It Takes A Church To Baptize

It Takes A Church To Baptize July 30, 2018

In a recent article on Get Religion, we encounter a new approach to adult believer’s baptism and thus a new argument against infant baptism:

THE QUESTION:

Why do most Christian churches baptize babies?

THE RELIGION GUY’S ANSWER:

This classic issue unexpectedly popped up as news on June 23 due to an Irish Times interview with Mary McAleese, an attorney and the former president of Ireland.

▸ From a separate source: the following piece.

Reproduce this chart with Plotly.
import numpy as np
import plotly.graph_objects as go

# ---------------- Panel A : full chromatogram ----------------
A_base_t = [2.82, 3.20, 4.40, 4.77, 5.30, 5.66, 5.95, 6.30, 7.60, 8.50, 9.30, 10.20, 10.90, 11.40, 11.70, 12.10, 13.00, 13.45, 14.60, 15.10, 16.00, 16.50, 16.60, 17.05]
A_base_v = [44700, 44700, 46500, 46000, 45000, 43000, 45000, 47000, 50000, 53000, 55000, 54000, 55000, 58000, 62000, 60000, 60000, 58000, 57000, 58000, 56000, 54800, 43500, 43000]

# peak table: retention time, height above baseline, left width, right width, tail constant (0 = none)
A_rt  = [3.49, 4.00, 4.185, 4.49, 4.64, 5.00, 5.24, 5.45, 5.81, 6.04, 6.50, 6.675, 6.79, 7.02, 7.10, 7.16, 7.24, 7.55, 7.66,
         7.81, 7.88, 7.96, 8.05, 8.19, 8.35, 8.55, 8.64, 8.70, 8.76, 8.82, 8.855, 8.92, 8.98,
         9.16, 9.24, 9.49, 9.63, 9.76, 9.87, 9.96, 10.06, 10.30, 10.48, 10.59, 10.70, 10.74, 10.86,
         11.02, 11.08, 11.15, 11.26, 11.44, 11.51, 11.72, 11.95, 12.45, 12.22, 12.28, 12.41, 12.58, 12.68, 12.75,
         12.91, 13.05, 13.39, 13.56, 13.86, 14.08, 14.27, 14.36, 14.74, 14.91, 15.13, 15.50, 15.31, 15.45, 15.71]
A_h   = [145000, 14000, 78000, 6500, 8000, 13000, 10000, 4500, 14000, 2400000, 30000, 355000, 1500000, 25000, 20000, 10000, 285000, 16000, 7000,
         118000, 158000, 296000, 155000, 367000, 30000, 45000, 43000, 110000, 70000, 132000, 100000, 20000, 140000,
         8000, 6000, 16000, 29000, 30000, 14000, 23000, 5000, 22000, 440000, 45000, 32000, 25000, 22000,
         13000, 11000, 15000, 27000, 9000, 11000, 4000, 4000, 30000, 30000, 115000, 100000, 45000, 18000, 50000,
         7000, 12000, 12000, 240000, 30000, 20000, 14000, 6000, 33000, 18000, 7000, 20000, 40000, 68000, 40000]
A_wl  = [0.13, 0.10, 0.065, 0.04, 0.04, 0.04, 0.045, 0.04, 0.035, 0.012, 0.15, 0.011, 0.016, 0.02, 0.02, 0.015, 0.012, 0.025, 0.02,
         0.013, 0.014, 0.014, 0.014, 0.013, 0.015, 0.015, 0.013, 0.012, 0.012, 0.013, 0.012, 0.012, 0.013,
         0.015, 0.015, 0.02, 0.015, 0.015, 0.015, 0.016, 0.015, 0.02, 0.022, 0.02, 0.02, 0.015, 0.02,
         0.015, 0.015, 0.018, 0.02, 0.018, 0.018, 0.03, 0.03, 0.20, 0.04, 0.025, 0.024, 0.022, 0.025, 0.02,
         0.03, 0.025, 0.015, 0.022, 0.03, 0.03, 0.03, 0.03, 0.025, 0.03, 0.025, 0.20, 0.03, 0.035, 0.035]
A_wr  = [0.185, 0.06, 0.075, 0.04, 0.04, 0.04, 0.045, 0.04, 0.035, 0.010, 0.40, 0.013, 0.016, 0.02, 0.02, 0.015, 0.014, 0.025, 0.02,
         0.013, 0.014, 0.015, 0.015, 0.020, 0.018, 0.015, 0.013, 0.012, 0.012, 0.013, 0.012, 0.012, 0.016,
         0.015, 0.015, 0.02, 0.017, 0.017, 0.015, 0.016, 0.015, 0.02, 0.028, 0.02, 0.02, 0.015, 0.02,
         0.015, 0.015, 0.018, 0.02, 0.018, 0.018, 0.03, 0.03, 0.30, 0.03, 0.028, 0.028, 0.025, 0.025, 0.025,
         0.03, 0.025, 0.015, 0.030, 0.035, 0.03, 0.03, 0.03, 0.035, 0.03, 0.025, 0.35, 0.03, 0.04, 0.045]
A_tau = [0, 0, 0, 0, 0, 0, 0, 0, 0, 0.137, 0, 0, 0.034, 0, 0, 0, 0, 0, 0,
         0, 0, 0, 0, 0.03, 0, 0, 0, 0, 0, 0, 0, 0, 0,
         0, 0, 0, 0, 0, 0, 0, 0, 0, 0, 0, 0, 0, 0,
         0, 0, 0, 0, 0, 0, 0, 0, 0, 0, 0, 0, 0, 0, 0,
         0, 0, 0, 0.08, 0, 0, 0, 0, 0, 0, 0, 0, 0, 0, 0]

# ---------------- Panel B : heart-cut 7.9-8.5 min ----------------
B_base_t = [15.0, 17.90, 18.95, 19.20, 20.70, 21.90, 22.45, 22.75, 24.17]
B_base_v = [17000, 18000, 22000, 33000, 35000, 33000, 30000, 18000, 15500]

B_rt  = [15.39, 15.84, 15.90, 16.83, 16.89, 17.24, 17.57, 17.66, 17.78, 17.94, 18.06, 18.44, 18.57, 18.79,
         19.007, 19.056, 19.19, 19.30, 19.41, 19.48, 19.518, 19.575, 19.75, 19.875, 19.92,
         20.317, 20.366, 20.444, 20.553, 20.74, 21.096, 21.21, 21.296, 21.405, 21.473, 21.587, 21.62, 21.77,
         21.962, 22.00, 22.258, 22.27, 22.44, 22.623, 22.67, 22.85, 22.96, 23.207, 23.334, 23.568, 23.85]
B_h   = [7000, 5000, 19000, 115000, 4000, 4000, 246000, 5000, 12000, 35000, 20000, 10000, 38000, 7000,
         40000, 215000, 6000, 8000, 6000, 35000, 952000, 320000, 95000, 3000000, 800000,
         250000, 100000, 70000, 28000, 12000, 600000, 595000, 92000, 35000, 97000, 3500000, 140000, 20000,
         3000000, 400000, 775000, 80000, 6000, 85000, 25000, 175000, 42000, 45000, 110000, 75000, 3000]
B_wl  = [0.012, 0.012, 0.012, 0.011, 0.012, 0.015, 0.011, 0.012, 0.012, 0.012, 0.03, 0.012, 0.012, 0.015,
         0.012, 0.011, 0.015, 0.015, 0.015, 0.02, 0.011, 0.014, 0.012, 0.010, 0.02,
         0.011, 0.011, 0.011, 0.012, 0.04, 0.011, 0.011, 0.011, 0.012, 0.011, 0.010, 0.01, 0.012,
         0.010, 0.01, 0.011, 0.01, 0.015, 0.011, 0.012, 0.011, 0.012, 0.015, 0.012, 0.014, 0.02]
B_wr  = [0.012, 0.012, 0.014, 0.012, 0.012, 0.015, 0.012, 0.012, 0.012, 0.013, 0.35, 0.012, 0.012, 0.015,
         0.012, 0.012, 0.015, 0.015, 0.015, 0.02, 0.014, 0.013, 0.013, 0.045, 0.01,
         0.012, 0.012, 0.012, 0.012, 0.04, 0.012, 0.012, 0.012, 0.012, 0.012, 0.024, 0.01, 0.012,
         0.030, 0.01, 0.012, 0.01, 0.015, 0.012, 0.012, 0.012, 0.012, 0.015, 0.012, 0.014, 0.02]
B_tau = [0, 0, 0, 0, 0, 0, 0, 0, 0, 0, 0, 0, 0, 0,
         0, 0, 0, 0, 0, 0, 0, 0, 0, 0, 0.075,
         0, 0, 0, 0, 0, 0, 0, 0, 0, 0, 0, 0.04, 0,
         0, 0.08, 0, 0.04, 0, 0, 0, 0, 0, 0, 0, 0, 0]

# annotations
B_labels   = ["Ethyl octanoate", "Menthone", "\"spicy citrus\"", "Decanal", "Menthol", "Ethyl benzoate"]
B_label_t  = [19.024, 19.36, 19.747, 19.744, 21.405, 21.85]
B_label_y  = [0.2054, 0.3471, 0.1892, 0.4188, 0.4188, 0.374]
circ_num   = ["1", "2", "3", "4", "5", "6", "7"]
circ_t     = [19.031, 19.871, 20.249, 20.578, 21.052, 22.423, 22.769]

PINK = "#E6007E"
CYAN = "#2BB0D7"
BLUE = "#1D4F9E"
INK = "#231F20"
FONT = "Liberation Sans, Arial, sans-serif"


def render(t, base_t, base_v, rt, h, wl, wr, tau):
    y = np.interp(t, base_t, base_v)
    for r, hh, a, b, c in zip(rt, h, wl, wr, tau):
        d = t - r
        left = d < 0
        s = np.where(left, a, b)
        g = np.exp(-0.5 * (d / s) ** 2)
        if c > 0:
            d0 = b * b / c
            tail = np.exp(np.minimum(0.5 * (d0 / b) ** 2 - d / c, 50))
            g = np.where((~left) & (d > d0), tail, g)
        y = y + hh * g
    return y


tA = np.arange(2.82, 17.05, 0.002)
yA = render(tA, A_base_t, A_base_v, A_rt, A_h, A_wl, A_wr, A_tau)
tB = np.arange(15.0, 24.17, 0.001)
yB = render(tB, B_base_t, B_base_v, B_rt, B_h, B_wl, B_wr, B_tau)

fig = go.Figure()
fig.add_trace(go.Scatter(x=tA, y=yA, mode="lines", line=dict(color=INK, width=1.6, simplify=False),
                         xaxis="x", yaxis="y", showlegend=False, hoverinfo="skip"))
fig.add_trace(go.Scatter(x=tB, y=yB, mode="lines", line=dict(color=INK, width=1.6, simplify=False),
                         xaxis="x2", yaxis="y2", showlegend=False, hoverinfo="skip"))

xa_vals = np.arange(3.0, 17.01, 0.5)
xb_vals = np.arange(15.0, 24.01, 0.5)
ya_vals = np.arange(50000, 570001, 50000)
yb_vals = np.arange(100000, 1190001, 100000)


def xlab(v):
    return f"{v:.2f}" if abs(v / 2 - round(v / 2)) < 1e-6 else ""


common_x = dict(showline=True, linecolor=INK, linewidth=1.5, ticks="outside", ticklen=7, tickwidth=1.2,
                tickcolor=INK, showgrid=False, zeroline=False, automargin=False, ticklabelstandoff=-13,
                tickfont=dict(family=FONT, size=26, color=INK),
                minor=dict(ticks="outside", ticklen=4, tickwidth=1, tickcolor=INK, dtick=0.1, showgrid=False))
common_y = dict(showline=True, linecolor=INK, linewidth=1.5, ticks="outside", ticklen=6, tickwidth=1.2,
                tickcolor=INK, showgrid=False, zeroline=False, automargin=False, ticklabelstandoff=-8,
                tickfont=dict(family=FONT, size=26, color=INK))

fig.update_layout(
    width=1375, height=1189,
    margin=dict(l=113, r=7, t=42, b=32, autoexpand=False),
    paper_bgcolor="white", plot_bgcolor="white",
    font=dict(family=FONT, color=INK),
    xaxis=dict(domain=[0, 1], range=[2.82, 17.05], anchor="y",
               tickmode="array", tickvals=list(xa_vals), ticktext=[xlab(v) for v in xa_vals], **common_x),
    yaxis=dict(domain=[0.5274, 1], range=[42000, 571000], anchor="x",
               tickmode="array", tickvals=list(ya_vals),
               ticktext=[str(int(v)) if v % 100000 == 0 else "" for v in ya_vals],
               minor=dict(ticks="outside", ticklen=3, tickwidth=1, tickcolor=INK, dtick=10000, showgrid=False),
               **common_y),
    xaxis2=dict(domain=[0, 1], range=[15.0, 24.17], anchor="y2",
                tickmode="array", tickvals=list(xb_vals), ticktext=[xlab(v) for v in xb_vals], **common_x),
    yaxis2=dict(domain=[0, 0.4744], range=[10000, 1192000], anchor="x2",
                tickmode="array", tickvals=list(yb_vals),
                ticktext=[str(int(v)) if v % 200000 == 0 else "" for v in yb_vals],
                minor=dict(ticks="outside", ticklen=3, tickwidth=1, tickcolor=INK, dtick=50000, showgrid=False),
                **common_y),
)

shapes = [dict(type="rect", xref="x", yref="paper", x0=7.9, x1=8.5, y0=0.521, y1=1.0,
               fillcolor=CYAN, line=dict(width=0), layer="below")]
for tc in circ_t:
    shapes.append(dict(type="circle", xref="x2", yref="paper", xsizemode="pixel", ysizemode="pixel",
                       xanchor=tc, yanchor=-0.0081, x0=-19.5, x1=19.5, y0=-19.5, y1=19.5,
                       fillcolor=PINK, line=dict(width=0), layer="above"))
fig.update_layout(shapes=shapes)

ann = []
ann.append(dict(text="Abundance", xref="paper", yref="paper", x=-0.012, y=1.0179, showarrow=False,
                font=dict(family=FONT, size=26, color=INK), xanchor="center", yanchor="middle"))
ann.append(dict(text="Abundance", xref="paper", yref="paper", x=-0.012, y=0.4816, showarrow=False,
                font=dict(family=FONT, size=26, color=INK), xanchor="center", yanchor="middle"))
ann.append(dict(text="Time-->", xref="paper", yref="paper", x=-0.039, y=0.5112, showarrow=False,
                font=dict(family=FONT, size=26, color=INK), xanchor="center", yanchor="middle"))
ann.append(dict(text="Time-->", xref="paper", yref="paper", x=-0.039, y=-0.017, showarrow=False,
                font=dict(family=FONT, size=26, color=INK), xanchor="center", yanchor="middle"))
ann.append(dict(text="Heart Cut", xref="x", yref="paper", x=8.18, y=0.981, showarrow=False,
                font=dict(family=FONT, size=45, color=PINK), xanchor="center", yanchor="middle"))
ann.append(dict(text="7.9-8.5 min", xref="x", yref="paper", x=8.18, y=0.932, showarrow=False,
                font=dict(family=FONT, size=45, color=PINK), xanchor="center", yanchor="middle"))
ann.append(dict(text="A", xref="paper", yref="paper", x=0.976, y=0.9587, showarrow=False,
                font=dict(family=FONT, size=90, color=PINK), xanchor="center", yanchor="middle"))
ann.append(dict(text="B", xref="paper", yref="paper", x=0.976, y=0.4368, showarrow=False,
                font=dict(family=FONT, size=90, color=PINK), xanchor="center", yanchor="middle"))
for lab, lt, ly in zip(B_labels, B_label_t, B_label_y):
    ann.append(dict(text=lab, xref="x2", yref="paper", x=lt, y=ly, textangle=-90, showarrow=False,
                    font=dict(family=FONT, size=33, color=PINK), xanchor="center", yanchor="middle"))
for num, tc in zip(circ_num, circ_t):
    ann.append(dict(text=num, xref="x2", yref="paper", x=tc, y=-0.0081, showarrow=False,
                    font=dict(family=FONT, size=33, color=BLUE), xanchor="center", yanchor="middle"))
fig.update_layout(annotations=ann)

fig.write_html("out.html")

McAleese assailed her Catholic Church for its practice of baptizing infants shortly after birth with parents making vows on their behalf.

That treats children as “infant conscripts who are held to lifelong obligations of obedience,” she protested, and that’s a violation of their human rights. “You can’t impose, really, obligations on people who are only two weeks old” or inform them “at seven or eight or 14 or 19 here is what you contracted; here is what you signed up to,” because they did not give their own consent to be church members.

To her, the church’s age-old baptismal practice “worked for many centuries because people didn’t understand that they had the right to say no, the right to walk away.” But she says modern people “have the right to freedom of conscience” although “the Catholic Church has yet to fully embrace that thinking.”

So, it’s about rights. I sure hope Mary McAleese realizes the profound inconsistency she’s walked herself into: do we then say you are not Irish or Northern Irish or American or Danish until you make a choice? Do we wait for children to grow up or until they understand their rights to teach them about what is good, what is honest, what is noble, what is wrong, what is evil?

What she fails to understand here is the fundamental dyadic nature of a human being: we are not individuals until we are nurtured by a family and a community and a society. No one is an island.

Nurturing is the way we become persons.

This has been brought to the fore in a recent wonderful book by Susan Eastman. Freedom or liberty, with their entailment of duties and obligations to others, emerged on the scene only because people in community learned that liberty was the best way for a society to work. What was first was the community.

Which is what I argue in my new book on infant baptism! Just out, it’s called It Takes a Church to Baptize: What the Bible Says about Infant Baptism.

A strong case has been made and can be made for infant baptism in the context of a family and church. A focus on rights, which is found in the clip above, is precisely the antithesis of how the Bible talks about nurturing the faith of our young. Rights language itself is Enlightenment stuff, not biblical stuff. I could go on…

The book discusses important terms dealing with a theology of baptism (like conversion, covenant, salvation) and it talks about the importance of family and church in the baptism process, and it has something to say about whether baptism is God’s act or our act … and more… and I’ll be blogging about it in the days ahead. And I tell my story of shifting from believer’s baptism only to infant baptism as the way forward.